One of the most insightful (and on target) critiques of Brown's book, and by extension, Howard's film, was offered recently by Sr. Christine Schenk in the May 12 issue of the National Catholic Reporter. Schenk is the director of FutureChurch, a national coalition of parish-centered Catholics working for full participation of all Catholics in the life of the church.
Schenk begins her commentary by stressing that “Dan Brown’s popular fictional bestseller has actually done a disservice to the historical Mary of Magdala and other women leaders in the early church.”
Elaborating on this point, Schenk observes that “while the book paints a compelling portrait of the underlying unity of male and female, it ultimately subverts women’s leadership by focusing on the fiction of Mary of Magdala’s marital status rather than the fact of her leadership as the primary witness to Jesus’ resurrection. Unfortunately this reinforces gender bias that women are only important in relationship to the men in their lives.”
Later in her article, Schenk explores the findings of epigraphical scholar Ute Eisen, as documented in Eisen’s book Women Officeholders in Early Christianity, and concludes that “[the] evidence indicates that there were single women and married women whose husbands were not officeholders who were given the title of ‘priest,’ as priesthood was understood at the time.”
Schenk then turns her attention to Mary Magdalene, noting that “many mistakenly associate the penitent woman sinner with Mary of Magdala, making her a prostitute even though there is no historical or biblical basis for the claim.”
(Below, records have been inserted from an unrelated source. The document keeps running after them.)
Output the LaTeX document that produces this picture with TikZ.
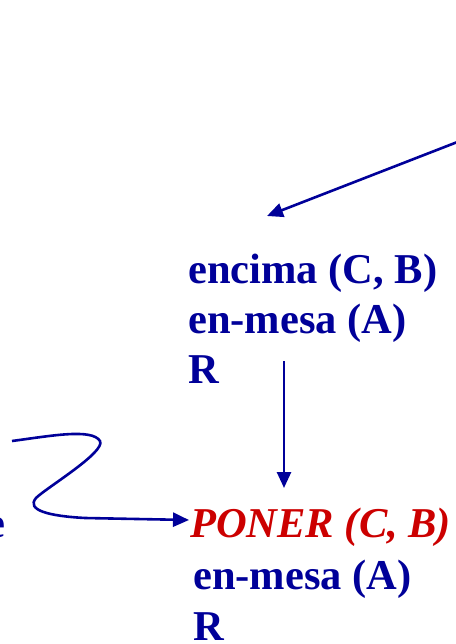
\documentclass[tikz,border=0pt]{standalone}
\usepackage{fontspec}
\setmainfont{Liberation Serif}
\usetikzlibrary{arrows.meta,calc}
\definecolor{darkblue}{RGB}{0,0,153}
\definecolor{darkred}{RGB}{204,0,0}
\tikzset{
  stateline/.style={anchor=base west, inner sep=0pt, text=darkblue, font=\fontsize{42.5}{50}\selectfont\bfseries},
  opline/.style={stateline, text=darkred, font=\fontsize{42.5}{50}\selectfont\bfseries\itshape},
  flow/.style={darkblue, line width=2.6pt, -{Triangle[length=16pt,width=14pt]}}
}
\begin{document}
\begin{tikzpicture}[x=1pt, y=-1pt]
    \useasboundingbox (0,0) rectangle (455,644);
    % First state
    \node[stateline] (enc) at (188,283) {encima (C, B)};
    \node[stateline] (mesa) at (188,333) {en-mesa (A)};
    \node[stateline] (rest) at (188,383) {R};
    
    % Second state, after the operator
    \node[opline] (poner) at (190,537) {PONER (C, B)};
    \node[stateline] (mesab) at (193,589) {en-mesa (A)};
    \node[stateline] (restb) at (193,640) {R};
    
    % Cut-off word on the left
    \node[stateline, anchor=base east] (word) at (6,537) {e};
    
    % Arrows
    \coordinate (from) at (460,141);
    \draw[flow] (from) -- ($(enc.base west)+(79,-67)$);
    \draw[flow] ($(mesa.base west)+(96,28)$) -- ($(poner.base west)+(94,-49)$);
    \coordinate (loop) at (12,441);
    \draw[flow] (loop) .. controls (50,436) and (92,428) .. (100,441)
        .. controls (106,452) and (46,488) .. (36,498)
        .. controls (26,510) and (48,516) .. (85,518)
        -- ($(poner.base west)+(-1,-17)$);
\end{tikzpicture}
\end{document}
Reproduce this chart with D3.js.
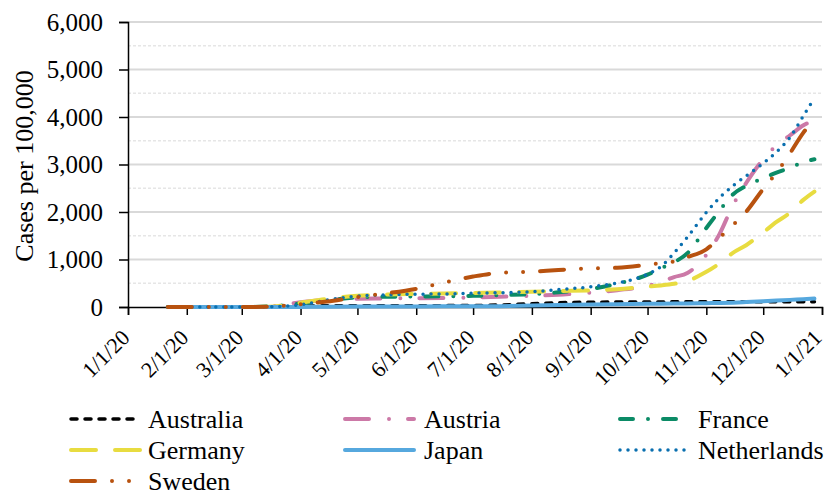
<!DOCTYPE html>
<html>
<head>
<meta charset="utf-8">
<script src="https://cdn.jsdelivr.net/npm/d3@7"></script>
<style>
  html, body { margin: 0; padding: 0; background: #ffffff; }
  svg { display: block; }
</style>
</head>
<body>
<svg id="chart" width="827" height="495"></svg>
<script>
// ---------- data (cases per 100,000) ----------
const dates = ["2020-01-22","2020-02-01","2020-02-15","2020-03-01","2020-03-15","2020-04-01","2020-04-15","2020-05-01","2020-05-15","2020-06-01","2020-06-15","2020-07-01","2020-07-15","2020-08-01","2020-08-15","2020-09-01","2020-09-15","2020-10-01","2020-10-08","2020-10-15","2020-10-22","2020-11-01","2020-11-08","2020-11-15","2020-11-22","2020-12-01","2020-12-08","2020-12-15","2020-12-22","2020-12-28"];
const australia   = [0,0,0,0,1,19,25,27,28,28,29,31,42,68,89,100,104,107,107,108,108,108,109,109,109,110,110,111,112,112];
const austria     = [0,0,0,0,10,100,155,175,180,185,190,200,215,235,260,300,355,448,530,630,715,1100,1540,2140,2610,3110,3400,3610,3820,3940];
const france      = [0,0,0,0,10,75,140,200,215,220,225,235,250,270,310,380,490,680,817,943,1130,1664,2030,2370,2550,2710,2830,2926,3050,3110];
const germany     = [0,0,0,0,5,90,170,235,260,275,285,295,305,320,335,350,375,430,455,490,550,740,920,1140,1300,1570,1790,1980,2250,2430];
const japan       = [0,0,0,0,1,2,7,11,13,13,14,15,18,29,42,54,60,66,69,72,75,80,85,92,103,120,135,150,165,178];
const netherlands = [0,0,0,0,5,50,145,230,253,270,272,290,301,320,366,425,505,690,850,1137,1470,1990,2300,2550,2760,3025,3265,3565,4010,4400];
const sweden      = [0,0,0,0,5,60,115,210,281,383,508,641,720,743,779,812,827,890,927,960,1052,1215,1460,1725,2006,2486,2830,3230,3660,3950];

const seriesNames = ["Australia","Austria","France","Germany","Japan","Netherlands","Sweden"];
const seriesValues = [australia, austria, france, germany, japan, netherlands, sweden];
const xTickLabels = ["1/1/20","2/1/20","3/1/20","4/1/20","5/1/20","6/1/20","7/1/20","8/1/20","9/1/20","10/1/20","11/1/20","12/1/20","1/1/21"];
const yTicks = [0,1000,2000,3000,4000,5000,6000];
const yMinorTicks = [500,1500,2500,3500,4500,5500];
const yTitle = "Cases per 100,000";

// ---------- styles ----------
const FONT = '"Liberation Serif", "Times New Roman", serif';
const styles = {
  Australia:   {color: "#000000", width: 3.5, dash: "6 8"},
  Austria:     {color: "#CC79A7", width: 4,   dash: "24 20 0 19"},
  France:      {color: "#0B8B66", width: 4,   dash: "13 15 0 15"},
  Germany:     {color: "#E8DC40", width: 4,   dash: "25 19"},
  Japan:       {color: "#56A8DE", width: 4,   dash: null},
  Netherlands: {color: "#0A6FAF", width: 3.5, dash: "0 8"},
  Sweden:      {color: "#B8520F", width: 4,   dash: "24 17 0 17 0 17"}
};

const parse = d3.timeParse("%Y-%m-%d");
const svg = d3.select("#chart");

const mLeft = 128, mRight = 822, mTop = 22, mBottom = 307;
const x = d3.scaleTime().domain([parse("2020-01-01"), parse("2021-01-01")]).range([mLeft, mRight]);
const y = d3.scaleLinear().domain([0, 6000]).range([mBottom, mTop]);

// gridlines
svg.append("g").selectAll("line").data(yMinorTicks).join("line")
  .attr("x1", mLeft).attr("x2", mRight)
  .attr("y1", d => y(d)).attr("y2", d => y(d))
  .attr("stroke", "#e6e6e6").attr("stroke-width", 1.5).attr("stroke-dasharray", "3 2");
svg.append("g").selectAll("line").data(yTicks.filter(d => d > 0)).join("line")
  .attr("x1", mLeft).attr("x2", mRight)
  .attr("y1", d => y(d)).attr("y2", d => y(d))
  .attr("stroke", "#d9d9d9").attr("stroke-width", 2);

// y axis
const yAxis = d3.axisLeft(y).tickValues(yTicks).tickSize(9).tickPadding(16)
  .tickFormat(d3.format(","));
const gy = svg.append("g").attr("transform", `translate(${mLeft},0)`).call(yAxis);
gy.select(".domain").attr("stroke", "#000").attr("stroke-width", 1.5);
gy.selectAll(".tick line").attr("stroke", "#000").attr("stroke-width", 1.5);
gy.selectAll(".tick text").style("font-family", FONT).style("font-size", "25px").attr("fill", "#000");

// x axis
const monthTicks = d3.timeMonth.range(parse("2020-01-01"), parse("2021-01-02"));
const xAxis = d3.axisBottom(x).tickValues(monthTicks).tickSize(8).tickFormat("");
const gx = svg.append("g").attr("transform", `translate(0,${mBottom})`).call(xAxis);
gx.select(".domain").attr("stroke", "#000").attr("stroke-width", 1.5);
gx.selectAll(".tick line").attr("stroke", "#000").attr("stroke-width", 1.5);

svg.append("g").selectAll("text").data(monthTicks).join("text")
  .attr("transform", (d) => `translate(${Math.min(x(d) + 3, 823)},${mBottom + 32}) rotate(-45)`)
  .attr("text-anchor", "end")
  .style("font-family", FONT)
  .style("font-size", "22px")
  .attr("fill", "#000")
  .text((d, i) => xTickLabels[i]);

// y title
svg.append("text")
  .attr("transform", `translate(33,166) rotate(-90)`)
  .attr("text-anchor", "middle")
  .style("font-family", FONT)
  .style("font-size", "26px")
  .attr("fill", "#000")
  .text(yTitle);

// lines
const line = d3.line()
  .x(d => x(d.date)).y(d => y(d.value))
  .curve(d3.curveMonotoneX);

seriesNames.forEach((name, si) => {
  const pts = dates.map((ds, i) => ({date: parse(ds), value: seriesValues[si][i]}));
  const st = styles[name];
  svg.append("path")
    .datum(pts)
    .attr("d", line)
    .attr("fill", "none")
    .attr("stroke", st.color)
    .attr("stroke-width", st.width)
    .attr("stroke-linecap", "round")
    .attr("stroke-linejoin", "round")
    .attr("stroke-dasharray", st.dash);
});

// legend
const legCols = [{lx1: 71, lx2: 141, tx: 148}, {lx1: 345, lx2: 414, tx: 424}, {lx1: 620, lx2: 690, tx: 698}];
const legRows = [419, 450, 481];
seriesNames.forEach((name, i) => {
  const c = legCols[i % 3], r = legRows[Math.floor(i / 3)];
  const st = styles[name];
  svg.append("line")
    .attr("x1", c.lx1).attr("x2", c.lx2).attr("y1", r).attr("y2", r)
    .attr("stroke", st.color).attr("stroke-width", st.width)
    .attr("stroke-linecap", "round")
    .attr("stroke-dasharray", st.dash);
  svg.append("text")
    .attr("x", c.tx).attr("y", r + 9)
    .style("font-family", FONT)
    .style("font-size", "26px")
    .attr("fill", "#000")
    .text(name);
});
</script>
</body>
</html>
“Neither is there any basis,” says Schenk, “for Mr. Brown’s Da Vinci tale that Mary of Magdala was married to Jesus. This idea is based on a 12th-century myth. The contention that ancient writers didn’t mention Jesus’ marriage and offspring for fear of Jewish persecution doesn’t really hold up because John’s Gospel and much of the apocryphal literature were written after the fall of Jerusalem in the year 70, when there would have been nothing to fear from Jewish authorities. If Mary of Magdala was Jesus’ wife and the mother of his child, it is improbable that such texts would have omitted such important facts, especially since both portray her in considerable detail as the primary witness to the resurrection and a female leader who, in many ways, understood Jesus’ mission better than the male disciples.”
Elsewhere, Schenk notes that “atypically, Mary of Magdala was named according to the town she was from, not by her relationship to a man. Biblical scholars believe this indicates she was a wealthy woman of independent means who, with Joanna and Susanna, helped underwrite Jesus’ Galilean mission.”
Schenk also reminds us that “all four Gospels show [Mary of Magdala] leading the group of women who accompanied Jesus through his crucifixion and witnessed his death, burial and resurrection. Biblical scholars see this as strong proof for the historicity of the Resurrection accounts. Had they been fabricated, women would never have been named as witnesses in a culture that did not accept their legal testimony.
Schenk concludes her piece with a stinging yet totally appropriate rebuke of the Catholic Church’s official stance on the issue of women and leadership: “Jesus’ inclusion of women in his itinerant Galilean discipleship and their prominent role as witnesses to the Resurrection provides compelling explanation for women’s experience of themselves as called and chosen to proclaim the Gospel and exercise leadership alongside their brothers in the early church. Unfortunately, our church has yet to catch up to the vision of Jesus, who loved, empowered and accepted the ministry of women but was probably not married to one.”
“Rather than speculate on whether Mary of Magdala was married to Jesus,” says Schenk, “it would be better to imitate her generosity and courage in accompanying a condemned political prisoner through a torturous death and her faith in proclaiming the Resurrection, God’s own affirmation of all the values for which Jesus suffered and died.”